The R21/Matrix-M malaria vaccine showed 71%-80% efficacy in preventing cases of malaria in a randomised controlled phase 2 trial published at the end of last year. A phase 3 trial is ongoing.
67 (51%) of 132 children who received R21/Matrix-M with low-dose adjuvant, 54 (39%) of 137 children who received R21/Matrix-M with high-dose adjuvant, and 121 (86%) of 140 children who received the rabies vaccine developed clinical malaria by 12 months
(the rabies vaccine was the control)
The next best thing is the RTS,S/AS01 vaccine, which WHO started rolling out in some pilot programs in 2016 after trials showed its reduced hospital admissions from severe malaria by around 30%, less impressive than R21/Matrix-M.
A few days ago, Ghana's food and drugs administration announced that they've approved the R21/Matrix-M for children aged 5 months to 36 months. It seems like there will be more steps before the vaccines actually start rolling out (they might need to wait for WHO approval and/or the results of the phase 3 trial). In any case, very exciting news.
I found out about this because it is on the In the news section of the front page of Wikipedia.
Cautiously optimistic here. It should be noted that since the Phase 2 trial showed efficacy dependent on the amount of Matrix M adjuvant used, the adjuvant providing company, Novavax will need to execute better with its manufacturing partners than it has shown it is capable of.
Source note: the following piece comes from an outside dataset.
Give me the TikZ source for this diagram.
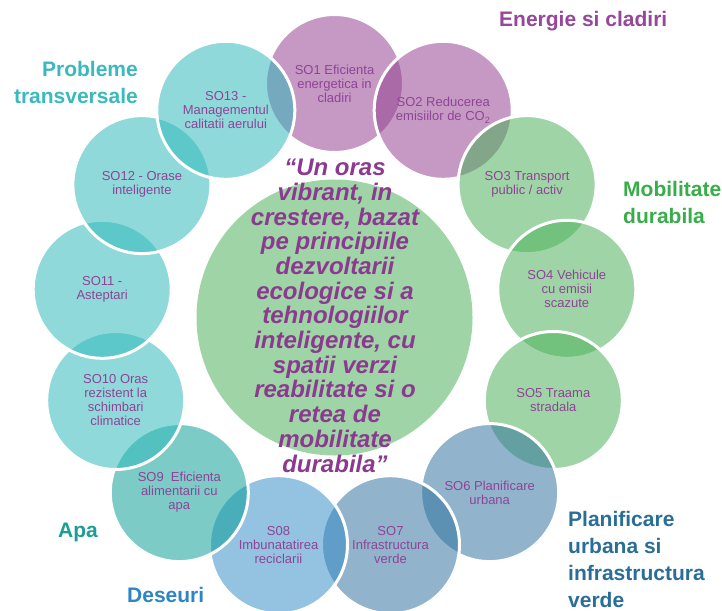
\documentclass[tikz,border=0pt]{standalone}
\usepackage{fontspec}
\setmainfont{Liberation Sans}
\definecolor{cpurp}{RGB}{146,63,143}
\definecolor{cteal}{RGB}{47,185,186}
\definecolor{cgreen}{RGB}{74,176,87}
\definecolor{cblue}{RGB}{48,114,159}
\definecolor{clblue}{RGB}{53,140,200}
\definecolor{cdteal}{RGB}{8,157,151}
\definecolor{ctext}{RGB}{142,68,150}
\definecolor{cquote}{RGB}{139,58,143}
\definecolor{lpurp}{RGB}{150,70,155}
\definecolor{lteal}{RGB}{59,186,189}
\definecolor{lgreen}{RGB}{58,173,75}
\definecolor{ldteal}{RGB}{26,158,150}
\definecolor{lblue}{RGB}{46,133,198}
\definecolor{ldblue}{RGB}{42,110,152}
\begin{document}
\begin{tikzpicture}[x=1pt,y=-1pt,
  goal/.style={circle, minimum size=138pt, inner sep=0pt, draw=white, line width=3pt,
    fill opacity=0.53, draw opacity=1, text opacity=1, text=ctext, align=center,
    font=\fontsize{13}{14}\selectfont},
  group/.style={inner sep=0pt, align=left, anchor=base west,
    font=\fontsize{21}{27}\selectfont\bfseries}]
\useasboundingbox (0,0) rectangle (722,610);
\fill[white] (0,0) rectangle (722,610);
% central vision
\node[circle, minimum size=276pt, inner sep=0pt, fill=cgreen, fill opacity=0.53] (core) at (334.5,317.5) {};
\node[inner sep=0pt, align=center, anchor=base, text=cquote,
  font=\fontsize{24}{24.7}\selectfont\bfseries\itshape] (vision) at (335,472)
  {“Un oras\\vibrant, in\\crestere, bazat\\pe principiile\\dezvoltarii\\ecologice si a\\tehnologiilor\\inteligente, cu\\spatii verzi\\reabilitate si o\\retea de\\mobilitate\\durabila”};
% ring of objectives
\node[goal, fill=cpurp] (so1) at (334.5,83.5) {SO1 Eficienta\\energetica in\\cladiri};
\node[goal, fill=cpurp] (so2) at (443.2,110.3) {SO2 Reducerea\\emisiilor de CO\textsubscript{2}};
\node[goal, fill=cgreen] (so3) at (527.1,184.6) {SO3 Transport\\public / activ};
\node[goal, fill=cgreen] (so4) at (566.8,289.3) {SO4 Vehicule\\cu emisii\\scazute};
\node[goal, fill=cgreen] (so5) at (553.3,400.5) {SO5 Traama\\stradala};
\node[goal, fill=cblue] (so6) at (489.7,492.6) {SO6 Planificare\\urbana};
\node[goal, fill=cblue] (so7) at (390.5,544.7) {SO7\\Infrastructura\\verde};
\node[goal, fill=clblue] (so8) at (278.5,544.7) {S08\\Imbunatatirea\\reciclarii};
\node[goal, fill=cdteal] (so9) at (179.3,492.6) {SO9~ Eficienta\\alimentarii cu\\apa};
\node[goal, fill=cteal] (so10) at (115.7,400.5) {SO10 Oras\\rezistent la\\schimbari\\climatice};
\node[goal, fill=cteal] (so11) at (102.2,289.3) {SO11 -\\Asteptari};
\node[goal, fill=cteal] (so12) at (141.9,184.6) {SO12 - Orase\\inteligente};
\node[goal, fill=cteal] (so13) at (225.8,110.3) {SO13 -\\Managementul\\calitatii aerului};
% group labels (base anchor = baseline of the last line)
\node[group, text=lpurp] (gEn) at (499,27) {Energie si cladiri};
\node[group, text=lteal, align=right, anchor=base east] (gPr) at (138,103) {Probleme\\transversale};
\node[group, text=lgreen] (gMo) at (623,223) {Mobilitate\\durabila};
\node[group, text=ldteal] (gAp) at (58,537) {Apa};
\node[group, text=lblue] (gDe) at (127,602) {Deseuri};
\node[group, text=ldblue] (gPl) at (568,607) {Planificare\\urbana si\\infrastructura\\verde};
\end{tikzpicture}
\end{document}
Though this company has historically conducted many clinical trials, it has dropped the ball on execution. It failed a phase 3 RSV trial due to arguably unfit trial endpoints and despite being awarded $1.6 B in Operation Warp Speed money for its COVID vaccine, has drastically underperformed in delivering to all markets, including its committed doses to COVAX due to manufacturing slowness/lack of regulatory capture in the US (I'd say only partly their fault here given FDA slow walking them) and deficiencies in licensing and manufacturing expertise (even when working with Serum Institute of India). They started to cancel manufacturing subcontracts, triggering reneg payment settlement clauses (i.e. $185M to Fujifilm Diosynth, GAVI pulling out of a $700M covid vaccine deal due to failure to deliver in time), and in cases where trials were effective such as its flu candidate which passed phase 3 before the pandemic, their vaccine still has not reached patients commercially (Nanoflu, which showed cross-reactive polyfunctional CD4+ T-cell responses and outperformed Sanofi’s quadrivalent Fluzone in a head to head trial).
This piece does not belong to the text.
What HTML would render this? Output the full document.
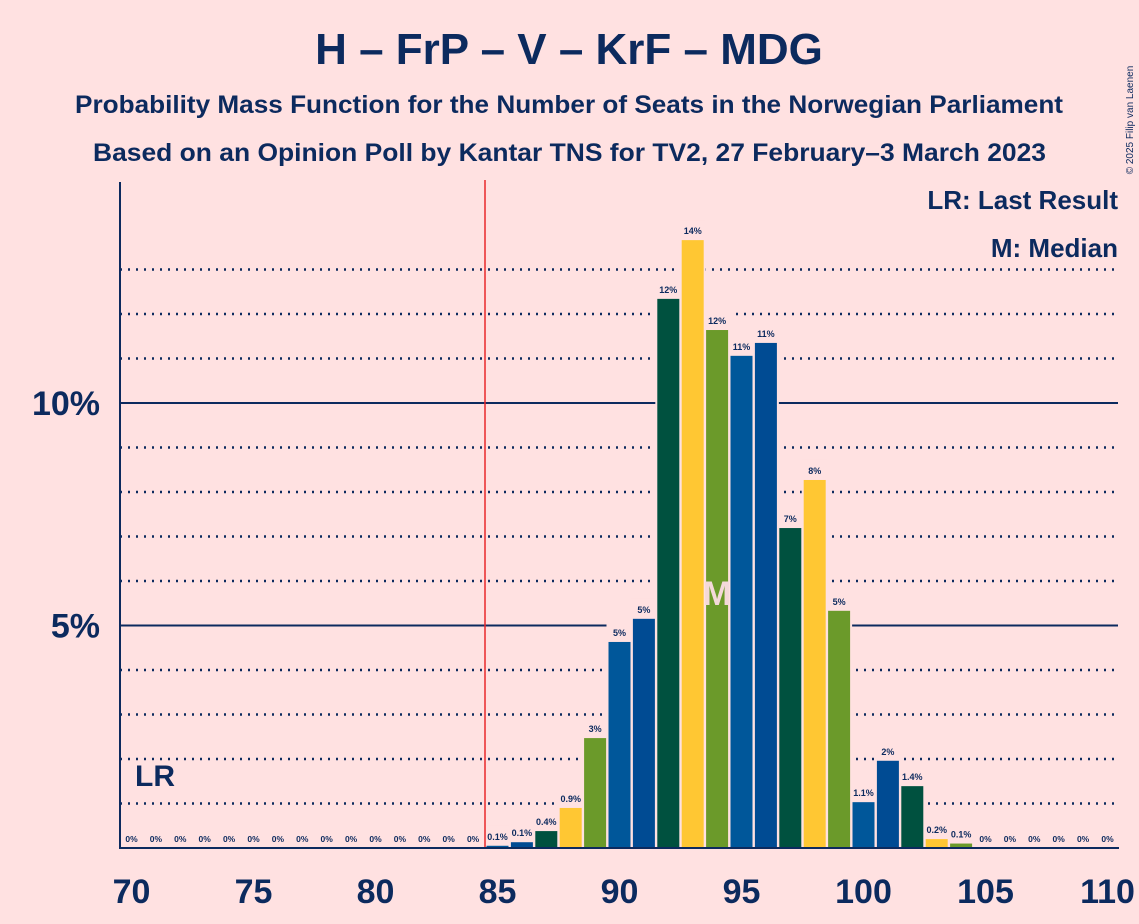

Been following Novavax since they're in my backyard in the DC metro area and knew people in their COVID vaccine trial (protein subunit, even slightly outperformed Moderna/Pfizer in some efficacy and side effects metrics.... But very few people ended up getting it compared to Moderna/Pfizer due to lateness to market). Stock went from highs ~$250/share during COVID to now ~$8 arguably due to mismanagement (CEO finally recently stepped down). Would be a pity if the company continues its pattern of misfiring here; hope it doesn't fold, and hopefully if they're just providing matrix M they don't end up being the bottleneck in full manufacturing. Case study in better management/Institutional decision making as an EA cause area in my opinion.
Seems like working at Novavax to improve their implementation could be a super high-value career choice!
Makes me think that a list of "companies that are underrated and critical in important supply chains" could be quite a useful resource for people brainstorming career options.